At the same time, superhero-mode rabbit Snowball (Kevin Hart) and his friend Shih Tzu Daisy (Tiffany Haddish) was attempting to help the traumatized white tiger Hu from Sergey (Nick Kroll), his abusive trainer at the circus. All the pets come together for one major rescue mission in the final act which will need all their combined abilities to accomplish. 

At the beginning, the story-telling was all funny, silly, tender and sentimental, while the animal rendered to be as cute as they were before. However as the three concurrent adventures were underway, the pace become quicker and more exciting, in a very kiddie way, of course. It was fun to see all those quirky little habits we note in pets, like dogs hanging their heads out of the car window and cats chasing the red dot from a laser pointer. 

By the time the final act came along, again (like it was in the first film), there were again a number of intense action sequences that push the limits of the General Patronage rating. My pet peeve of seeing animals driving a car was back again. Not only were there ugly vicious wolves fighting with Max and his friends, the most extreme was a knife fight between Snowball and an evil monkey!

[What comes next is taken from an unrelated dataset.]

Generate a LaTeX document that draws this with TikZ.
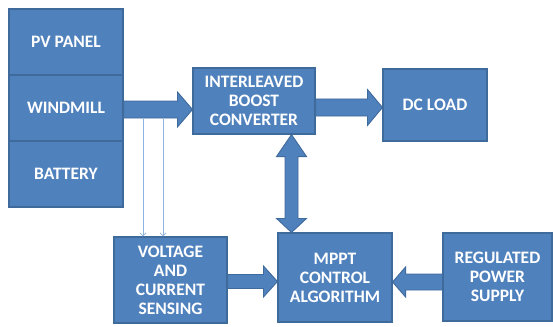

At the end, everything of course settled down perfectly as this was a kiddie animated feature anyhow. It tries to impart lessons in living like going for things as they come, and not holding back because too much carefulness. For me as a parent, this part again this requires some parental guidance when explaining this message to kids. The dangers in the real world are certainly not as cute nor as cartoonish as those they saw in this film. 6/10.